-- STATED TASK --
Retype only what runs from the first line of the listing to the line holding "import numpy as np", both included. Do not retype the pictures.
◇ ◇ ◇ ◇ ◇
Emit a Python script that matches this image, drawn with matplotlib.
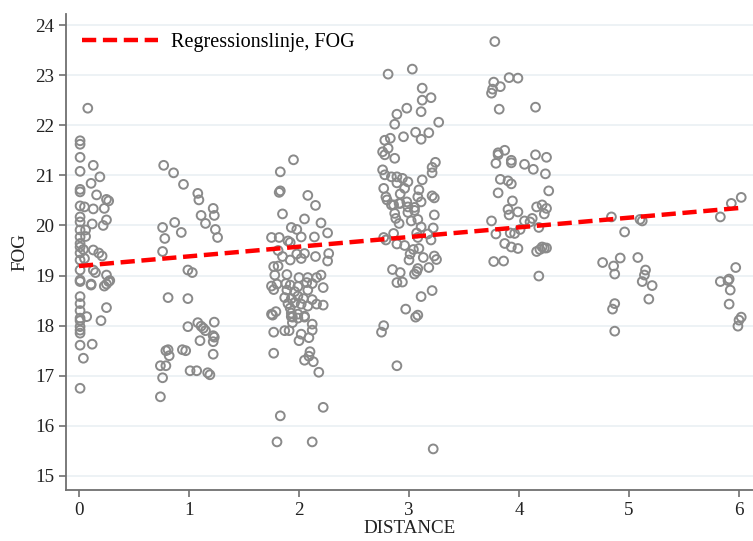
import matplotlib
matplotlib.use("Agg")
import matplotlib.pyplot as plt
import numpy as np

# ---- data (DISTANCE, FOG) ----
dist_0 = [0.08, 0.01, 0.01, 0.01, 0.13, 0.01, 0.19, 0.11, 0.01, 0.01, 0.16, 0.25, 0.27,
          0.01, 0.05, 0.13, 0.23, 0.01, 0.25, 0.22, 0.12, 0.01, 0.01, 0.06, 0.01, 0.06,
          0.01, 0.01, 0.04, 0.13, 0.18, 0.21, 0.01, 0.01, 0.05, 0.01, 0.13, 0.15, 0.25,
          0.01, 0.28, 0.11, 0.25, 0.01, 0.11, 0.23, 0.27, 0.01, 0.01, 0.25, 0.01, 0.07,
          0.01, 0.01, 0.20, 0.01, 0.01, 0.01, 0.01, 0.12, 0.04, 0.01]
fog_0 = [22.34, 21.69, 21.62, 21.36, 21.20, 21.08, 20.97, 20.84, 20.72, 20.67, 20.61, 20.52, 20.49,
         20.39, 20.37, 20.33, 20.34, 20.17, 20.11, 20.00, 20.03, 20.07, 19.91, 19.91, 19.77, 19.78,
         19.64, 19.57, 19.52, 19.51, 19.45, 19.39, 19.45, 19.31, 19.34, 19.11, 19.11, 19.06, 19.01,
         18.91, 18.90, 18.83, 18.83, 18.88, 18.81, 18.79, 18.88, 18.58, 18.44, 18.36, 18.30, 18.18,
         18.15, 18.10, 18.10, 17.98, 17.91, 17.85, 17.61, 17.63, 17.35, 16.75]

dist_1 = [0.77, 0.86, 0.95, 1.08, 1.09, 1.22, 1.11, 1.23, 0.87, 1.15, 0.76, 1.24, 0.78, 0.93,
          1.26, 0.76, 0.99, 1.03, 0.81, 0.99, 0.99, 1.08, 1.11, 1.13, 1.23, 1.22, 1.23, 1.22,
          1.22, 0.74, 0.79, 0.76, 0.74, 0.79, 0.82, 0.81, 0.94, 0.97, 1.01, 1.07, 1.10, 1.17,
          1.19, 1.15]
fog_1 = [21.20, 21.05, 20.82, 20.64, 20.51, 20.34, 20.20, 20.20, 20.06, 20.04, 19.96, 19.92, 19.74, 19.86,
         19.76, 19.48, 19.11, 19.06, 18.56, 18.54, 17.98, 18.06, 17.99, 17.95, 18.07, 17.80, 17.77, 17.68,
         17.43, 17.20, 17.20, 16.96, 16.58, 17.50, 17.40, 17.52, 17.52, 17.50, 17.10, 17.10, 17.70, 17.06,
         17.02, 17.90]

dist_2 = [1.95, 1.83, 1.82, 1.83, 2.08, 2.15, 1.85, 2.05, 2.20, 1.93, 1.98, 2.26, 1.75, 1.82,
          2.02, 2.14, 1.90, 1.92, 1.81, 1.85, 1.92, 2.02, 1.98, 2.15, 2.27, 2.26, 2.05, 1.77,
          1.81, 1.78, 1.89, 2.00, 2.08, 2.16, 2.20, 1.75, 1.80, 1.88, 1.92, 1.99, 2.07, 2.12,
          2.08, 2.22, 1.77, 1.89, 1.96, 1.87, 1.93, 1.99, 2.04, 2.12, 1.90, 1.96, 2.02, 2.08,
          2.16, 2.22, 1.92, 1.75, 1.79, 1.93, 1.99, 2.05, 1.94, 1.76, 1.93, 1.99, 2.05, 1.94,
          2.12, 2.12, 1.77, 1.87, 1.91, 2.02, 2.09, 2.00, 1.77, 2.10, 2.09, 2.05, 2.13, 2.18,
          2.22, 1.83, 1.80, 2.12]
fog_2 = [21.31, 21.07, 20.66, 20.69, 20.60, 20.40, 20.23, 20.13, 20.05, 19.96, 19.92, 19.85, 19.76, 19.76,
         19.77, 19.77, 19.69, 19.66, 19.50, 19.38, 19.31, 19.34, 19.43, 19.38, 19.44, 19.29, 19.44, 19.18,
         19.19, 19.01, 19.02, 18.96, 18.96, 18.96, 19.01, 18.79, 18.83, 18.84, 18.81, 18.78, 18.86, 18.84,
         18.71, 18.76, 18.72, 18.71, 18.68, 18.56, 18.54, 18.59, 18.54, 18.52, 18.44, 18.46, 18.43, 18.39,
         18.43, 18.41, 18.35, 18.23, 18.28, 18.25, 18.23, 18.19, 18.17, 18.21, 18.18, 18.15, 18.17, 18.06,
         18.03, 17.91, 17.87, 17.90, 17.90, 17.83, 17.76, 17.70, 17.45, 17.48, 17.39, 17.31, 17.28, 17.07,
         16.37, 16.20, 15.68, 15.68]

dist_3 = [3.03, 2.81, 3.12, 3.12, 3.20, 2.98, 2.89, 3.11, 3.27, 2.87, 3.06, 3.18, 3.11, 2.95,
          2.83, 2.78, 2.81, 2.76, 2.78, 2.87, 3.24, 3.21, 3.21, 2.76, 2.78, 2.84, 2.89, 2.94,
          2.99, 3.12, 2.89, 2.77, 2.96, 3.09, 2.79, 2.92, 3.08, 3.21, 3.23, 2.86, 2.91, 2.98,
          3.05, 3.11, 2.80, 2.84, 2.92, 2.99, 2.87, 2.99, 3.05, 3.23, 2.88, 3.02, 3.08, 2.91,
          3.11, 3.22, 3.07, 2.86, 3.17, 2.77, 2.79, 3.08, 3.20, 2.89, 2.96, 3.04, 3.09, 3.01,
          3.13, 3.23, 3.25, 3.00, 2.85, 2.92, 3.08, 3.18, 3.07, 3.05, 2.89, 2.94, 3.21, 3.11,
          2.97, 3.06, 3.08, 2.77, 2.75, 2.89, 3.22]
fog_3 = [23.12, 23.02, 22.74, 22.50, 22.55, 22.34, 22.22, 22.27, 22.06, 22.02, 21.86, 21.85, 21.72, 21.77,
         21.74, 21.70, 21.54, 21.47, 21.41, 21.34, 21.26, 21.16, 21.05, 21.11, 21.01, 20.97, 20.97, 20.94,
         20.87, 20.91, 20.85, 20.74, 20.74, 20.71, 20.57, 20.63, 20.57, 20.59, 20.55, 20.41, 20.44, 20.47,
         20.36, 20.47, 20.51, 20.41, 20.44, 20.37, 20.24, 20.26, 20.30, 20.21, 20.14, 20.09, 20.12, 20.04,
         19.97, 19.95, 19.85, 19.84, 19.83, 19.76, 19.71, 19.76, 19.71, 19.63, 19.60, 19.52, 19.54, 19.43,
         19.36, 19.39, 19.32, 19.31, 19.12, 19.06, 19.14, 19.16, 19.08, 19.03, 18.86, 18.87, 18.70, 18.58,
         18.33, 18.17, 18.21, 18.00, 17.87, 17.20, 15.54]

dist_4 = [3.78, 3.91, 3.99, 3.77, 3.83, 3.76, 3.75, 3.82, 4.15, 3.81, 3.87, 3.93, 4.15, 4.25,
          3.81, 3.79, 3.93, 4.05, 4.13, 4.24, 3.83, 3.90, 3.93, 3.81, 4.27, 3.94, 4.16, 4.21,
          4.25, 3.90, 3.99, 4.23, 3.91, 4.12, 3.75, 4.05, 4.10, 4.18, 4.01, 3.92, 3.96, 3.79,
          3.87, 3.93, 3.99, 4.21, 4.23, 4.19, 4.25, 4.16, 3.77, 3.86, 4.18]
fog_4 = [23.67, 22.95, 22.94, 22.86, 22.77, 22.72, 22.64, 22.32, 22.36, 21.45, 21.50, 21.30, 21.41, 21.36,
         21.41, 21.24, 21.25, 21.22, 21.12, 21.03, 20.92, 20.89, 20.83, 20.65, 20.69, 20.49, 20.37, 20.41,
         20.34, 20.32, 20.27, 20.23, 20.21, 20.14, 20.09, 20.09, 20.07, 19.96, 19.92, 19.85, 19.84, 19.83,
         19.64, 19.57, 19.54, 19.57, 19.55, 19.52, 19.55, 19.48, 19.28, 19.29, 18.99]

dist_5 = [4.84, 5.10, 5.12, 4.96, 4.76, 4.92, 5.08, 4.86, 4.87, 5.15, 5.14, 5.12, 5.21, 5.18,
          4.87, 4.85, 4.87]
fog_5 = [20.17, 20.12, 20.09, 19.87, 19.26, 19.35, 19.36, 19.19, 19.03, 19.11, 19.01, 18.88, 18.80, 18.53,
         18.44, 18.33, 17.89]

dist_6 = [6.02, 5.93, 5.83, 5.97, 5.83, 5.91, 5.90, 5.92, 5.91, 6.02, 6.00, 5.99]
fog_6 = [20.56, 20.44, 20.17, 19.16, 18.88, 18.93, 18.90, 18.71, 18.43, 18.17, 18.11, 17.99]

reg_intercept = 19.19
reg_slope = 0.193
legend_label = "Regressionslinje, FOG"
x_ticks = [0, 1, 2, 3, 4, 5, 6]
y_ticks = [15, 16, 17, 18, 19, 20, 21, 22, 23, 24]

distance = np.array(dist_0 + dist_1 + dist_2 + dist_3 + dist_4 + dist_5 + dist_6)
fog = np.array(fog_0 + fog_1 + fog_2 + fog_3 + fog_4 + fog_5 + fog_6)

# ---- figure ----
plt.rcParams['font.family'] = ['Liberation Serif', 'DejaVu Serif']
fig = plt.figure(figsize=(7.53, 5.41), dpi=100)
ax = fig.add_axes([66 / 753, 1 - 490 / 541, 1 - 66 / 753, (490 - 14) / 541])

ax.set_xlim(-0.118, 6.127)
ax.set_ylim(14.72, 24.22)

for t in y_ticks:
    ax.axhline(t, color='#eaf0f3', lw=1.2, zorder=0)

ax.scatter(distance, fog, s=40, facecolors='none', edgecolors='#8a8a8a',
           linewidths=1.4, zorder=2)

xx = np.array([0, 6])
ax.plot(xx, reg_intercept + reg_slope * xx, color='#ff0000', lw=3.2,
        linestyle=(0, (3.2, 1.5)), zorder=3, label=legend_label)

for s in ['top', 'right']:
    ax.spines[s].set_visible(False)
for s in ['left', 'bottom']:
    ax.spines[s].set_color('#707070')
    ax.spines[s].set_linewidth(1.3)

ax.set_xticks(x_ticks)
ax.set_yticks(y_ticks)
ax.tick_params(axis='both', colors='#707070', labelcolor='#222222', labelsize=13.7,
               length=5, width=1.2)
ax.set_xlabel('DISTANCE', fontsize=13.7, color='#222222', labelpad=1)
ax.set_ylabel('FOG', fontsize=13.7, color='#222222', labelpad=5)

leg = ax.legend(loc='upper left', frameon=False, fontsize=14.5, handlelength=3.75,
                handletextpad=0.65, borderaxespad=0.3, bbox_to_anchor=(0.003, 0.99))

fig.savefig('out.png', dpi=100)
◇ ◇ ◇ ◇ ◇
-- OUTPUT --
Emit a Python script that matches this image, drawn with matplotlib.
import matplotlib
matplotlib.use("Agg")
import matplotlib.pyplot as plt
import numpy as np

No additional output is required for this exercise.